▶ [Prompt]
Restate the material word for word and leave out anything that is a picture.

▶ [Given data]
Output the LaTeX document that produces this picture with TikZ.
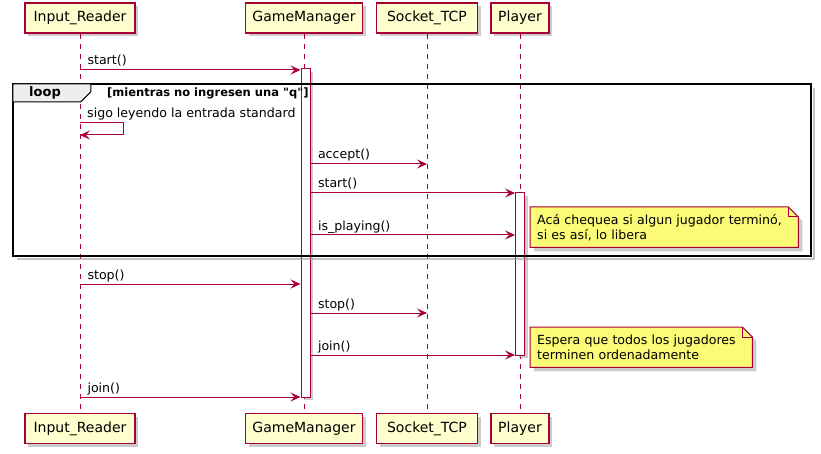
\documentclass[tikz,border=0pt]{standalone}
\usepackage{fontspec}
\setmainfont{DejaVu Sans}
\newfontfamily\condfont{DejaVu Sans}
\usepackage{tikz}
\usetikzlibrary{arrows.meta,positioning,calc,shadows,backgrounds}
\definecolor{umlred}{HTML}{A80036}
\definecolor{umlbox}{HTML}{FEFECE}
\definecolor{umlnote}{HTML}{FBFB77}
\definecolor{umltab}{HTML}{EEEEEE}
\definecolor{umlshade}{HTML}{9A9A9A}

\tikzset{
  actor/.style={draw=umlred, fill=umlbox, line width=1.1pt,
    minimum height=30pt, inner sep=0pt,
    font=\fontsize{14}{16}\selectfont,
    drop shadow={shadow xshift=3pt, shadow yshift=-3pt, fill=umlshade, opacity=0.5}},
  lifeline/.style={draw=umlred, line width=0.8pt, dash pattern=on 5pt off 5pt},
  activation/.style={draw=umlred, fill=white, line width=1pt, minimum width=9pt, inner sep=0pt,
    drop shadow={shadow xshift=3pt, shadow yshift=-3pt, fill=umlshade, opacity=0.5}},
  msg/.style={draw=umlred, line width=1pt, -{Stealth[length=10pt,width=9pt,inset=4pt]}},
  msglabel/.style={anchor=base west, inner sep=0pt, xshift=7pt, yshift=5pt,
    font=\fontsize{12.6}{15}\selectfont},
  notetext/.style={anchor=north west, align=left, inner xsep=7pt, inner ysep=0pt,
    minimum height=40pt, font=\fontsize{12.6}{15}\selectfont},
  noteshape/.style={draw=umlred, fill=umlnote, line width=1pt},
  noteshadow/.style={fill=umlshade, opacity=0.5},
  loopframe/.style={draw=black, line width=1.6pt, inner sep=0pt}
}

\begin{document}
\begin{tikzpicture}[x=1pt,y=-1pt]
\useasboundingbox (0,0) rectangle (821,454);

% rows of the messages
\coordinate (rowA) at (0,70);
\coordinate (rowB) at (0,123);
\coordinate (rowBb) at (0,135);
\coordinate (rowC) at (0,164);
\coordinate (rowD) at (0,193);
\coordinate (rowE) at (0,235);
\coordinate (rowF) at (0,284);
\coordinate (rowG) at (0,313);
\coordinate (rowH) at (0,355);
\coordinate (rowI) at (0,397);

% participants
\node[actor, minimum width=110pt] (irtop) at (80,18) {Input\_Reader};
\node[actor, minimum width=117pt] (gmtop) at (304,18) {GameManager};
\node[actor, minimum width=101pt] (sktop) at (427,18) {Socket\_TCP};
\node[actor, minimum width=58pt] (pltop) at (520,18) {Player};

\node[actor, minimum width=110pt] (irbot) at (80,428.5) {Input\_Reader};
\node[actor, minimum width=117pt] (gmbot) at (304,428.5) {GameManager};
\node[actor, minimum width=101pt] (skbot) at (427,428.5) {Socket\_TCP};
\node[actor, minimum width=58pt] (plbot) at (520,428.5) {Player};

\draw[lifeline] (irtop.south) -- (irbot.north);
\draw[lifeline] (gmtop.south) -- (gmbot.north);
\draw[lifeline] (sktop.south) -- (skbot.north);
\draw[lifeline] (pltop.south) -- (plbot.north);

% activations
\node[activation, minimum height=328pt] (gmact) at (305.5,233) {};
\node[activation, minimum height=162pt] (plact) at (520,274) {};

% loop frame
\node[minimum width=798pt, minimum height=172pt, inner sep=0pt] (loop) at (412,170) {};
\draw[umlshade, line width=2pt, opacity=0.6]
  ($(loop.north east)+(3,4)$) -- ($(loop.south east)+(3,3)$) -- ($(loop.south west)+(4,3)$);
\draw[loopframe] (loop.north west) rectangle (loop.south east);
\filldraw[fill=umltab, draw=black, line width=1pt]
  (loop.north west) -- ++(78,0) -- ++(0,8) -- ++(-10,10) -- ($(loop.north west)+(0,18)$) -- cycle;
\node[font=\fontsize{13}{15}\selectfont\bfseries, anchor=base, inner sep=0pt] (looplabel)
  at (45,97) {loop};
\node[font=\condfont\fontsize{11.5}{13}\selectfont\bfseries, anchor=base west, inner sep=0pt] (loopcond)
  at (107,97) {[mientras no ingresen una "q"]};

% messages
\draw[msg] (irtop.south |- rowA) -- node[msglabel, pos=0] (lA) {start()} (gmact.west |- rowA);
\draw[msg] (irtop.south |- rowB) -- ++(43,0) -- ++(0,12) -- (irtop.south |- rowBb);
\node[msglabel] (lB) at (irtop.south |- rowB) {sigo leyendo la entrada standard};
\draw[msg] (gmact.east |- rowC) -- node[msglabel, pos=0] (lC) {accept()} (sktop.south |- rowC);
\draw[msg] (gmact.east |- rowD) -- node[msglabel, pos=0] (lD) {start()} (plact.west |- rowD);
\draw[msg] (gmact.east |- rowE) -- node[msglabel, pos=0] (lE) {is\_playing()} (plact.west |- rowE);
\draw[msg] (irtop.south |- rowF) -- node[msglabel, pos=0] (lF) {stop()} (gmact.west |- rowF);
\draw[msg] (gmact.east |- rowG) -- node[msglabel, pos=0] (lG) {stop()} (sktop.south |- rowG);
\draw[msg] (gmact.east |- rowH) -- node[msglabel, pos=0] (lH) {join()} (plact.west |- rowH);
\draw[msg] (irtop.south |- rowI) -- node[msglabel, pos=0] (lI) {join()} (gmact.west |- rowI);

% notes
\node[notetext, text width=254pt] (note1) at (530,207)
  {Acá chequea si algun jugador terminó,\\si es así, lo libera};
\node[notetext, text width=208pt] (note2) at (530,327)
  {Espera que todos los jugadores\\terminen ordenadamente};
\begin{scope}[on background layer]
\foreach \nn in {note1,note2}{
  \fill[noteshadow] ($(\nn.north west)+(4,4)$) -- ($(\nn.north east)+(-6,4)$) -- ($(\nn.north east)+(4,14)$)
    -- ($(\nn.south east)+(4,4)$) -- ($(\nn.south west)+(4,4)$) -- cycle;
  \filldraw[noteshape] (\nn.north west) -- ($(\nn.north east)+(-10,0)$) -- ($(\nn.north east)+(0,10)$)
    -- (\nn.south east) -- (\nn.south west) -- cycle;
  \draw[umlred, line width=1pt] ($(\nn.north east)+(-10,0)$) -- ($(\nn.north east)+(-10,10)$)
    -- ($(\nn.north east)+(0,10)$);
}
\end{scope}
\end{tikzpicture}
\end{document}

▶ [Result of this task]
Output the LaTeX document that produces this picture with TikZ.
\documentclass[tikz,border=0pt]{standalone}
\usepackage{fontspec}
\setmainfont{DejaVu Sans}
\newfontfamily\condfont{DejaVu Sans}
\usepackage{tikz}
\usetikzlibrary{arrows.meta,positioning,calc,shadows,backgrounds}
\definecolor{umlred}{HTML}{A80036}
\definecolor{umlbox}{HTML}{FEFECE}
\definecolor{umlnote}{HTML}{FBFB77}
\definecolor{umltab}{HTML}{EEEEEE}
\definecolor{umlshade}{HTML}{9A9A9A}

\tikzset{
  actor/.style={draw=umlred, fill=umlbox, line width=1.1pt,
    minimum height=30pt, inner sep=0pt,
    font=\fontsize{14}{16}\selectfont,
    drop shadow={shadow xshift=3pt, shadow yshift=-3pt, fill=umlshade, opacity=0.5}},
  lifeline/.style={draw=umlred, line width=0.8pt, dash pattern=on 5pt off 5pt},
  activation/.style={draw=umlred, fill=white, line width=1pt, minimum width=9pt, inner sep=0pt,
    drop shadow={shadow xshift=3pt, shadow yshift=-3pt, fill=umlshade, opacity=0.5}},
  msg/.style={draw=umlred, line width=1pt, -{Stealth[length=10pt,width=9pt,inset=4pt]}},
  msglabel/.style={anchor=base west, inner sep=0pt, xshift=7pt, yshift=5pt,
    font=\fontsize{12.6}{15}\selectfont},
  notetext/.style={anchor=north west, align=left, inner xsep=7pt, inner ysep=0pt,
    minimum height=40pt, font=\fontsize{12.6}{15}\selectfont},
  noteshape/.style={draw=umlred, fill=umlnote, line width=1pt},
  noteshadow/.style={fill=umlshade, opacity=0.5},
  loopframe/.style={draw=black, line width=1.6pt, inner sep=0pt}
}

\begin{document}
\begin{tikzpicture}[x=1pt,y=-1pt]
\useasboundingbox (0,0) rectangle (821,454);

% rows of the messages
\coordinate (rowA) at (0,70);
\coordinate (rowB) at (0,123);
\coordinate (rowBb) at (0,135);
\coordinate (rowC) at (0,164);
\coordinate (rowD) at (0,193);
\coordinate (rowE) at (0,235);
\coordinate (rowF) at (0,284);
\coordinate (rowG) at (0,313);
\coordinate (rowH) at (0,355);
\coordinate (rowI) at (0,397);

% participants
\node[actor, minimum width=110pt] (irtop) at (80,18) {Input\_Reader};
\node[actor, minimum width=117pt] (gmtop) at (304,18) {GameManager};
\node[actor, minimum width=101pt] (sktop) at (427,18) {Socket\_TCP};
\node[actor, minimum width=58pt] (pltop) at (520,18) {Player};

\node[actor, minimum width=110pt] (irbot) at (80,428.5) {Input\_Reader};
\node[actor, minimum width=117pt] (gmbot) at (304,428.5) {GameManager};
\node[actor, minimum width=101pt] (skbot) at (427,428.5) {Socket\_TCP};
\node[actor, minimum width=58pt] (plbot) at (520,428.5) {Player};

\draw[lifeline] (irtop.south) -- (irbot.north);
\draw[lifeline] (gmtop.south) -- (gmbot.north);
\draw[lifeline] (sktop.south) -- (skbot.north);
\draw[lifeline] (pltop.south) -- (plbot.north);

% activations
\node[activation, minimum height=328pt] (gmact) at (305.5,233) {};
\node[activation, minimum height=162pt] (plact) at (520,274) {};

% loop frame
\node[minimum width=798pt, minimum height=172pt, inner sep=0pt] (loop) at (412,170) {};
\draw[umlshade, line width=2pt, opacity=0.6]
  ($(loop.north east)+(3,4)$) -- ($(loop.south east)+(3,3)$) -- ($(loop.south west)+(4,3)$);
\draw[loopframe] (loop.north west) rectangle (loop.south east);
\filldraw[fill=umltab, draw=black, line width=1pt]
  (loop.north west) -- ++(78,0) -- ++(0,8) -- ++(-10,10) -- ($(loop.north west)+(0,18)$) -- cycle;
\node[font=\fontsize{13}{15}\selectfont\bfseries, anchor=base, inner sep=0pt] (looplabel)
  at (45,97) {loop};
\node[font=\condfont\fontsize{11.5}{13}\selectfont\bfseries, anchor=base west, inner sep=0pt] (loopcond)
  at (107,97) {[mientras no ingresen una "q"]};

% messages
\draw[msg] (irtop.south |- rowA) -- node[msglabel, pos=0] (lA) {start()} (gmact.west |- rowA);
\draw[msg] (irtop.south |- rowB) -- ++(43,0) -- ++(0,12) -- (irtop.south |- rowBb);
\node[msglabel] (lB) at (irtop.south |- rowB) {sigo leyendo la entrada standard};
\draw[msg] (gmact.east |- rowC) -- node[msglabel, pos=0] (lC) {accept()} (sktop.south |- rowC);
\draw[msg] (gmact.east |- rowD) -- node[msglabel, pos=0] (lD) {start()} (plact.west |- rowD);
\draw[msg] (gmact.east |- rowE) -- node[msglabel, pos=0] (lE) {is\_playing()} (plact.west |- rowE);
\draw[msg] (irtop.south |- rowF) -- node[msglabel, pos=0] (lF) {stop()} (gmact.west |- rowF);
\draw[msg] (gmact.east |- rowG) -- node[msglabel, pos=0] (lG) {stop()} (sktop.south |- rowG);
\draw[msg] (gmact.east |- rowH) -- node[msglabel, pos=0] (lH) {join()} (plact.west |- rowH);
\draw[msg] (irtop.south |- rowI) -- node[msglabel, pos=0] (lI) {join()} (gmact.west |- rowI);

% notes
\node[notetext, text width=254pt] (note1) at (530,207)
  {Acá chequea si algun jugador terminó,\\si es así, lo libera};
\node[notetext, text width=208pt] (note2) at (530,327)
  {Espera que todos los jugadores\\terminen ordenadamente};
\begin{scope}[on background layer]
\foreach \nn in {note1,note2}{
  \fill[noteshadow] ($(\nn.north west)+(4,4)$) -- ($(\nn.north east)+(-6,4)$) -- ($(\nn.north east)+(4,14)$)
    -- ($(\nn.south east)+(4,4)$) -- ($(\nn.south west)+(4,4)$) -- cycle;
  \filldraw[noteshape] (\nn.north west) -- ($(\nn.north east)+(-10,0)$) -- ($(\nn.north east)+(0,10)$)
    -- (\nn.south east) -- (\nn.south west) -- cycle;
  \draw[umlred, line width=1pt] ($(\nn.north east)+(-10,0)$) -- ($(\nn.north east)+(-10,10)$)
    -- ($(\nn.north east)+(0,10)$);
}
\end{scope}
\end{tikzpicture}
\end{document}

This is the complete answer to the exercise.